Geleneksel okulların belli mekânda, belli kayıtlı öğrenci kitlesiyle eşzamanlı 
olarak ders yapma uygulamaları giderek demode oluyor. Şu anda slayt destekli, uzaktan 
eğitim destekli karma ders uygulamaları önümüzdeki dönemde muhakkak daha teknoloji 
temelli olarak evrimleşecektir. Sınıflarda elde taşınabilir (IPad veya cep telefonu 
temelli iletişim ve bulut temelli veri saklama ortamları) teknolojiler giderek yaygınlaşacak, 
Ortaçağdan gelen kâğıt temelli kitap uygulaması tamamen e-book formatlı yayınlara 
dönüşecek, sanal sınıf, sanal okul, sanal laboratuvar gibi ortamların yanında sanal 
arkadaş ve sanal öğretmen ‚gerçeğiyle‛ karşılaşacağız. Bu süreçte geçici olarak 
öğrencilerde konsantrasyon eksikliği, soyutlama becerisinin olmaması, ilgi dağınıklığı 
gibi durumlar ortaya çıkabilecektir. Dijital bilgi ve haberleşme teknolojisinin 
ve arama motorlarının ortaya çıkardığı bilgi yığınları içinden öğrencinin gerekli, 
doğru ve kullanılabilir bilgileri nasıl ayıklayacağının öğretilmesi günümüzün ana 
konularından birisi olmuştur.
Aynı şekilde okullarda neyin öğretileceği ve bunların hangi platformlarda öğretileceğinin 
ciddi olarak tartışılması gerekir. Dolayısıyla okulların ders programlarını ve derslerin 
içeriklerini daha esnek olarak belirlemek gerekiyor. Yeni derslerin zengin teknolojik 
ortamlar için yeni öğretim metotlarının ve yeni ölçme-değerlendirme tekniklerinin 
geliştirilmesi gerekmektedir. Eğitim giderek ulus devletlerin egemenliğinden çıkıp 
uluslararası ortamlarda ve uluslararası rekabet içinde yeniden düzenlenecektir. 

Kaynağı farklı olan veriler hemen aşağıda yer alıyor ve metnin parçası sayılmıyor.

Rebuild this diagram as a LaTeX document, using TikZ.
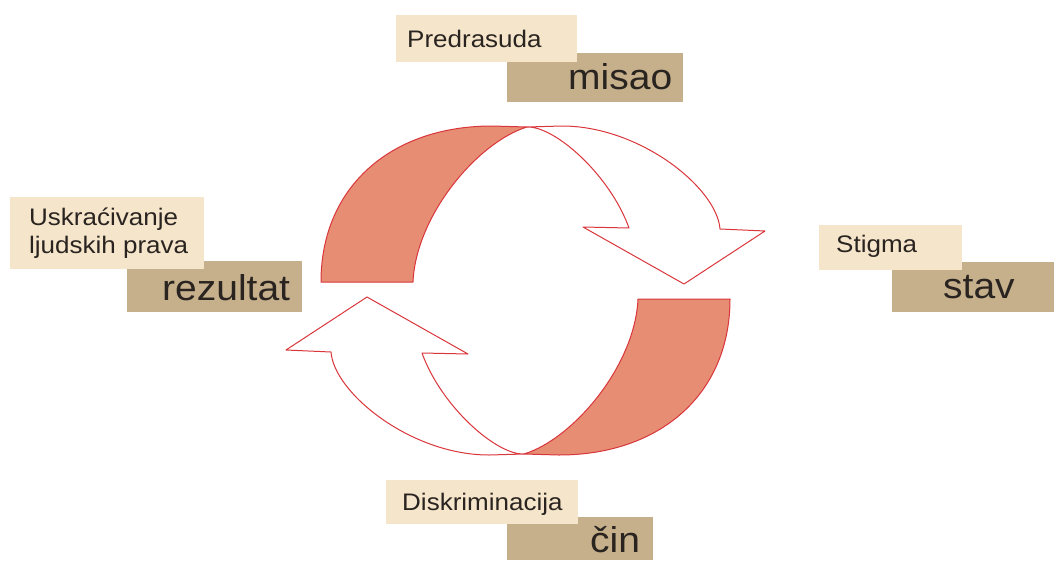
\documentclass[tikz,border=0pt]{standalone}
\usepackage{fontspec}
\setmainfont{Liberation Sans}
\usepackage{graphicx}
\definecolor{boxlight}{HTML}{F5E5CB}
\definecolor{boxdark}{HTML}{C6B08C}
\definecolor{txtcol}{HTML}{2A2420}
\definecolor{arrowfill}{HTML}{E68D74}
\definecolor{arrowline}{HTML}{D9363B}
\newcommand{\vsq}[1]{\scalebox{1}[0.92]{#1}}
\begin{document}
\begin{tikzpicture}[x=1pt,y=-1pt,
  lightbox/.style={fill=boxlight, draw=none, inner sep=0pt, anchor=north west},
  darkbox/.style={fill=boxdark, draw=none, inner sep=0pt, anchor=north west},
  smalltext/.style={anchor=base west, inner sep=0pt, text=txtcol, font=\fontsize{26}{28}\selectfont},
  bigtext/.style={anchor=base west, inner sep=0pt, text=txtcol, font=\fontsize{39}{40}\selectfont},
  ring/.style={draw=arrowline, line width=1pt, line join=round}]
\useasboundingbox (0,0) rectangle (1054,560);

% --- label boxes (dark first, light on top)
\node[darkbox, minimum width=176pt, minimum height=49pt] (misaobox) at (507,53) {};
\node[lightbox, minimum width=181pt, minimum height=47pt] (predbox) at (396,15) {};
\node[darkbox, minimum width=175pt, minimum height=51pt] (rezbox) at (127,261) {};
\node[lightbox, minimum width=194pt, minimum height=72pt] (uskbox) at (10,197) {};
\node[darkbox, minimum width=162pt, minimum height=50pt] (stavbox) at (892,262) {};
\node[lightbox, minimum width=143pt, minimum height=45pt] (stigbox) at (819,225) {};
\node[darkbox, minimum width=146pt, minimum height=43pt] (cinbox) at (507,517) {};
\node[lightbox, minimum width=192pt, minimum height=44pt] (diskbox) at (386,480) {};

% --- texts
\node[smalltext] (pred) at (407,47) {\vsq{Predrasuda}};
\node[bigtext] (misao) at (568,89.3) {\vsq{misao}};
\node[smalltext] (usk1) at (29,225) {\vsq{Uskraćivanje}};
\node[smalltext] (usk2) at (29,253) {\vsq{ljudskih prava}};
\node[bigtext] (rez) at (162,300) {\vsq{rezultat}};
\node[smalltext] (stig) at (836,252.4) {\vsq{Stigma}};
\node[bigtext] (stav) at (943,298.3) {\vsq{stav}};
\node[smalltext] (disk) at (402,510) {\vsq{Diskriminacija}};
\node[bigtext] (cin) at (590,552) {\vsq{čin}};

% --- circular arrows
\foreach \r in {0,180}{
  \begin{scope}[rotate around={\r:(525.5,290.5)}]
    \filldraw[ring, fill=arrowfill] (321,282)
      .. controls (321,186) and (392,126) .. (492,126)
      -- (527,127)
      .. controls (478,142) and (416,215) .. (413,282)
      -- cycle;
    \filldraw[ring, fill=white] (527,127) -- (562,126)
      .. controls (640,126) and (717,188) .. (720,229)
      -- (765,231) -- (684,284) -- (583,227) -- (629,228)
      .. controls (610,175) and (555,126) .. (527,127)
      -- cycle;
  \end{scope}
}
\end{tikzpicture}
\end{document}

Artık her insanın mahalli, milli ve uluslararası özellik ve becerileri olacaktır. 
Bu yeni evrensel eğitim kurumlarının ders programları da sadece kapitalist sömürü 
güçlerinin eline bırakılmadan insan onuruna uygun olarak düzenlenmelidir; bu uluslararası 
ortamda insanı kaybetmemelidir. Dolayısıyla ders programlarının mahalli, ulusal 
ve uluslararası katmanları olmalıdır. Maddi ürün ve üretimlerde gerekli olan standardın 
insan yetiştirmede aşırı olarak kullanılması ve akreditasyon uygulamaları da insanın 
çok yönlülüğünü, orijinalliğini, değerli bir "tek nüsha" olma özelliğini bozmamalıdır.
Bütün bunlar için Ders Bilimi sürekli geliştirilmelidir. Sayın Dr.Yaylacı bu 
konuda çok sağlam bir temel atmıştır. Bu temel üzerinde yeni, geleceği gözden kaçırmayan 
eğitim bilimi araştırmalarının yapılmasını dilerim.